Após a crise financeira de 2008, ficou claro que essa teoria não funcionava, e a grande maioria dos países a abandonou. Hoje no mundo há diversos países que enfrentam altíssimas taxas de inflação, no entanto raros usam uma taxa de juros equivalente à do Brasil. Como a taxa no Brasil é de 13,75% e a inflação é de 5,8%, há um ganho real para quem aplica em títulos públicos da ordem de 7,5% ao ano. É a maior rentabilidade mundial. O México vem em segundo lugar, mas oferece apenas a metade desta rentabilidade.
O mais interessante é que apenas os economistas ditos do “mercado” defendem altas taxas de juros para o Brasil – e dizem que no nosso país elas são necessárias porque nosso endividamento é elevado. Acontece que o que leva ao endividamento é o fato de o governo não conseguir pagar suas contas, por arrecadar menos do que gasta. Assim, por exemplo, em 2022, fechamos o ano com um déficit nominal de 4,7% do PIB: ou seja, o governo federal gastou muito mais que arrecadou. Faltou a bagatela de R$ 460 bilhões. Mas esse rombo é pura consequência do pagamento de juros que, no ano passado, atingiu R$ 594 bilhões.

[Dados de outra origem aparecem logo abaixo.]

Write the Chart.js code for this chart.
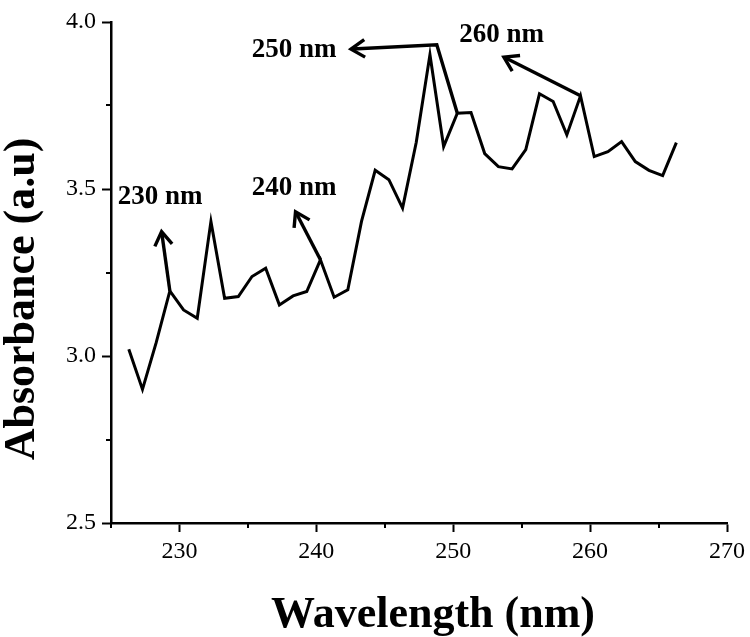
<!DOCTYPE html>
<html>
<head>
<meta charset="utf-8">
<script src="https://cdn.jsdelivr.net/npm/chart.js@4/dist/chart.umd.min.js"></script>
<style>
  html, body { margin: 0; padding: 0; background: #fff; }
  #wrap { width: 750px; height: 637px; }
</style>
</head>
<body>
<div id="wrap"><canvas id="absChart" width="750" height="637"></canvas></div>
<script>
// wavelength (nm) of each sample
const wavelengths = [226.3, 227.3, 228.3, 229.3, 230.3, 231.3, 232.3, 233.3, 234.3, 235.3,
  236.3, 237.3, 238.3, 239.3, 240.3, 241.3, 242.3, 243.3, 244.3, 245.3,
  246.3, 247.3, 248.3, 249.3, 250.3, 251.3, 252.3, 253.3, 254.3, 255.3,
  256.3, 257.3, 258.3, 259.3, 260.3, 261.3, 262.3, 263.3, 264.3, 265.3, 266.3];

// absorbance
const absorbance = [3.02, 2.90, 3.04, 3.195, 3.138, 3.113, 3.403, 3.173, 3.178, 3.238,
  3.263, 3.153, 3.180, 3.193, 3.288, 3.176, 3.198, 3.403, 3.556, 3.528,
  3.443, 3.64, 3.902, 3.627, 3.727, 3.729, 3.606, 3.567, 3.560, 3.618,
  3.785, 3.762, 3.662, 3.779, 3.597, 3.612, 3.642, 3.582, 3.556, 3.540, 3.639];

const xTickLabels = [230, 240, 250, 260, 270];
const yTickLabels = [2.5, 3.0, 3.5, 4.0];

// peak labels: text position and arrow path, in data units (last point = arrow tip)
const peakLabels = ['230 nm', '240 nm', '250 nm', '260 nm'];
const labelPos = [[228.59, 3.476], [238.37, 3.503], [238.37, 3.917], [253.53, 3.962]];
const arrowPaths = [
  [[229.3, 3.195], [228.71, 3.368]],
  [[240.3, 3.288], [238.53, 3.428]],
  [[250.3, 3.727], [248.8, 3.932], [242.64, 3.919]],
  [[259.3, 3.779], [253.8, 3.893]]
];

const serif = "'Liberation Serif', 'Times New Roman', serif";

const isMajorX = v => xTickLabels.includes(v);
const isMajorY = v => yTickLabels.some(t => Math.abs(t - v) < 1e-6);

const annotate = {
  id: 'annotate',
  afterDraw(chart) {
    const ctx = chart.ctx;
    const xs = chart.scales.x, ys = chart.scales.y;
    const area = chart.chartArea;
    ctx.save();
    ctx.strokeStyle = '#000';
    ctx.fillStyle = '#000';

    // short minor ticks
    ctx.lineWidth = 2;
    ctx.beginPath();
    xs.ticks.forEach(t => {
      if (isMajorX(t.value)) return;
      const px = Math.round(xs.getPixelForValue(t.value));
      ctx.moveTo(px, area.bottom);
      ctx.lineTo(px, area.bottom + 5);
    });
    ys.ticks.forEach(t => {
      if (isMajorY(t.value)) return;
      const py = Math.round(ys.getPixelForValue(t.value));
      ctx.moveTo(area.left, py);
      ctx.lineTo(area.left - 5, py);
    });
    ctx.stroke();

    // arrows
    ctx.lineWidth = 3.4;
    ctx.lineJoin = 'miter';
    ctx.lineCap = 'butt';
    arrowPaths.forEach(path => {
      const pts = path.map(p => [xs.getPixelForValue(p[0]), ys.getPixelForValue(p[1])]);
      ctx.beginPath();
      ctx.moveTo(pts[0][0], pts[0][1]);
      for (let i = 1; i < pts.length; i++) ctx.lineTo(pts[i][0], pts[i][1]);
      ctx.stroke();
      const a = pts[pts.length - 2], b = pts[pts.length - 1];
      const ang = Math.atan2(b[1] - a[1], b[0] - a[0]);
      const len = 15, spread = 0.62;
      ctx.beginPath();
      ctx.moveTo(b[0] - len * Math.cos(ang - spread), b[1] - len * Math.sin(ang - spread));
      ctx.lineTo(b[0] + 1.5 * Math.cos(ang), b[1] + 1.5 * Math.sin(ang));
      ctx.lineTo(b[0] - len * Math.cos(ang + spread), b[1] - len * Math.sin(ang + spread));
      ctx.stroke();
    });

    ctx.font = 'bold 27px ' + serif;
    ctx.textAlign = 'center';
    ctx.textBaseline = 'middle';
    peakLabels.forEach((t, i) => {
      ctx.fillText(t, xs.getPixelForValue(labelPos[i][0]), ys.getPixelForValue(labelPos[i][1]));
    });

    // axis titles
    ctx.font = 'bold 44px ' + serif;
    ctx.textBaseline = 'alphabetic';
    ctx.fillText('Wavelength (nm)', 433, 627);
    ctx.translate(34, 299);
    ctx.rotate(-Math.PI / 2);
    ctx.fillText('Absorbance (a.u)', 0, 0);
    ctx.restore();
  }
};

new Chart(document.getElementById('absChart'), {
  type: 'line',
  data: {
    datasets: [{
      data: wavelengths.map((w, i) => ({ x: w, y: absorbance[i] })),
      borderColor: '#000',
      borderWidth: 3,
      pointRadius: 0,
      tension: 0,
      fill: false
    }]
  },
  options: {
    responsive: false,
    animation: false,
    layout: { padding: { left: 0, top: 22, right: 21, bottom: 0 } },
    plugins: { legend: { display: false }, tooltip: { enabled: false } },
    scales: {
      x: {
        type: 'linear',
        min: 225, max: 270,
        afterFit: s => { s.height = 114; },
        border: { display: true, color: '#000', width: 2.5 },
        grid: {
          drawOnChartArea: false, drawTicks: true, tickLength: 9, tickWidth: 2,
          tickColor: c => (c.tick && isMajorX(c.tick.value)) ? '#000' : 'rgba(0,0,0,0)'
        },
        ticks: {
          stepSize: 5,
          color: '#000',
          padding: 5,
          maxRotation: 0,
          font: { family: serif, size: 24 },
          callback: v => isMajorX(v) ? String(v) : ''
        }
      },
      y: {
        min: 2.5, max: 4.0,
        afterFit: s => { s.width = 111; },
        border: { display: true, color: '#000', width: 2.5 },
        grid: {
          drawOnChartArea: false, drawTicks: true, tickLength: 9, tickWidth: 2,
          tickColor: c => (c.tick && isMajorY(c.tick.value)) ? '#000' : 'rgba(0,0,0,0)'
        },
        ticks: {
          stepSize: 0.25,
          color: '#000',
          padding: 6,
          font: { family: serif, size: 24 },
          callback: v => isMajorY(v) ? v.toFixed(1) : ''
        }
      }
    }
  },
  plugins: [annotate]
});
</script>
</body>
</html>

Se os juros não fossem tão altos, não teríamos tido esse rombo estratosférico. Diga-se de passagem, o programa Bolsa Família vai custar R$ 151 bilhões em 2023, e vai atender 84 milhões de brasileiros em condições de vulnerabilidade, ou seja, quase 40% da população. Em compensação, mantidos a atual taxa de juros e o nível de endividamento do País, a previsão é que o governo federal tenha que pagar, apenas a título de juros neste ano, algo em torno de R$ 700 bilhões. Ou seja, 4,5 vezes mais que o Bolsa Família. Só que, neste caso, estes rendimentos serão usufruídos por menos de 5% da população brasileira, que são aqueles poucos que conseguem poupar e aplicar suas divisas.
Não fossem as altas taxas de juros, o País poderia crescer em 2023. Com crescimento, haveria geração de empregos e, como decorrência, consumo e pagamento de impostos. Isso garantiria o aumento da arrecadação dos governos. E por que não se faz isso? Porque o Banco Central não pensa no País, mas exclusivamente na saúde do sistema bancário e dos privilegiados que conseguem aplicar seus recursos e se beneficiar dessa taxa Selic.